The final effects of Michael were being felt across parts of Maryland, Delaware, Virginia and North Carolina, where the National Hurricane Center warned of “life-threatening” flash flooding and “strong, possibly damaging winds.”
Michael’s impact across the southern Mid-Atlantic states and the Carolinas, though, will be minor compared to its trail of destruction in the Florida Panhandle. Panama City, a popular spring break retreat, and Mexico Beach, another upscale coastline spot, were nearly unrecognizable in Michael’s wake.
“We will rebuild. We will come back stronger than ever. And we will do it together,” Tallahassee Mayor Andrew Gillum tweeted Thursday night.
Florida Gov. Rick Scott took an aerial tour of some impacted areas on Thursday and, hours later, tweeted that he and his wife, Ann, were sheltering 50 Florida Highway Patrol officers in the governor’s mansion. In another tweet, Scott thanked the grocery store chain Publix for “generously donating food for these troopers to have dinner tonight.”
Gillum was doing his part to help, too. Tampa Bay Times reporter Lawrence Mower tweeted video of Gillum and his chief of staff using a chainsaw to clear one street on Thursday.
And, Gillum’s opponent in Florida’s gubernatorial race, Ron DeSantis, used a pair of political rallies this week to collect donations for storm victims, Politico reported.
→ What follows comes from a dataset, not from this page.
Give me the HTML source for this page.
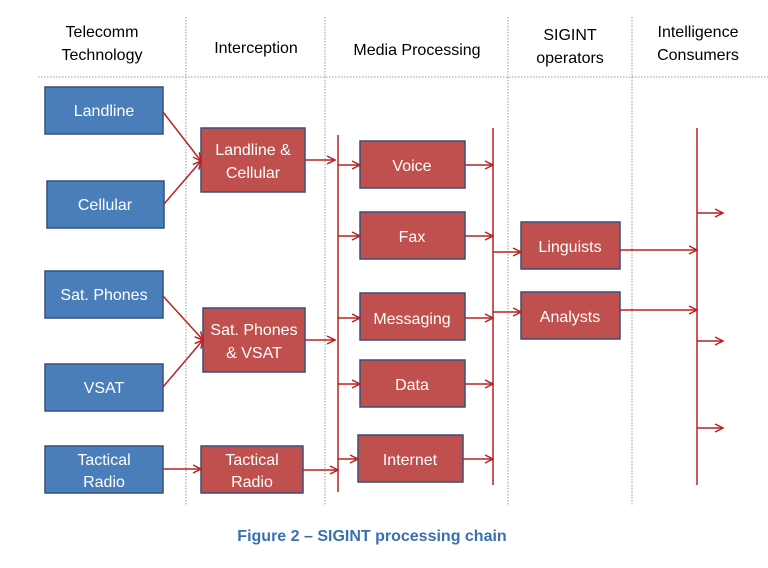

The Sunshine State’s governor since 2011, Scott is not seeking re-election, instead vying for a seat on the U.S. Senate.
The recovery in Florida will take time – especially in Mexico Beach, where Michael made landfall on Wednesday afternoon.
On Twitter, Sen. Marco Rubio described the scene in Mexico Beach as “total devastation” and said drone images produced “audible gasps” at one emergency operations center.
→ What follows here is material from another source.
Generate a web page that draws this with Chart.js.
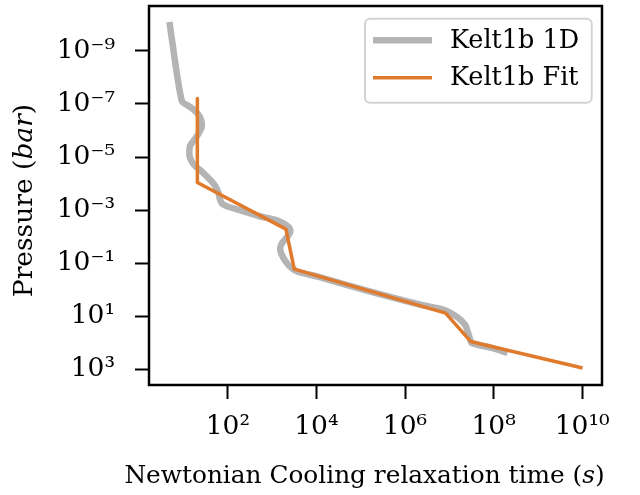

The U.S. Coast Guard had rescued about 40 people as of 6:30 p.m. EDT Thursday and assisted 232 others, including 142 nursing home patients, according to a news release. Response teams were also working to remove roadway debris to clear paths for emergency services.
“The general public should remain cautious, even in ideal conditions, and be aware of hazards, storm surge debris, and possible flooding conditions due to the hurricane,” the Coast Guard said in the release.
Michael was just the fourth major hurricane – Category 3, 4 or 5 on the Saffir-Simpson scale – to crash ashore on the Florida Panhandle since 1950, joining Eloise (1975), Opal (1995) and Dennis (2005).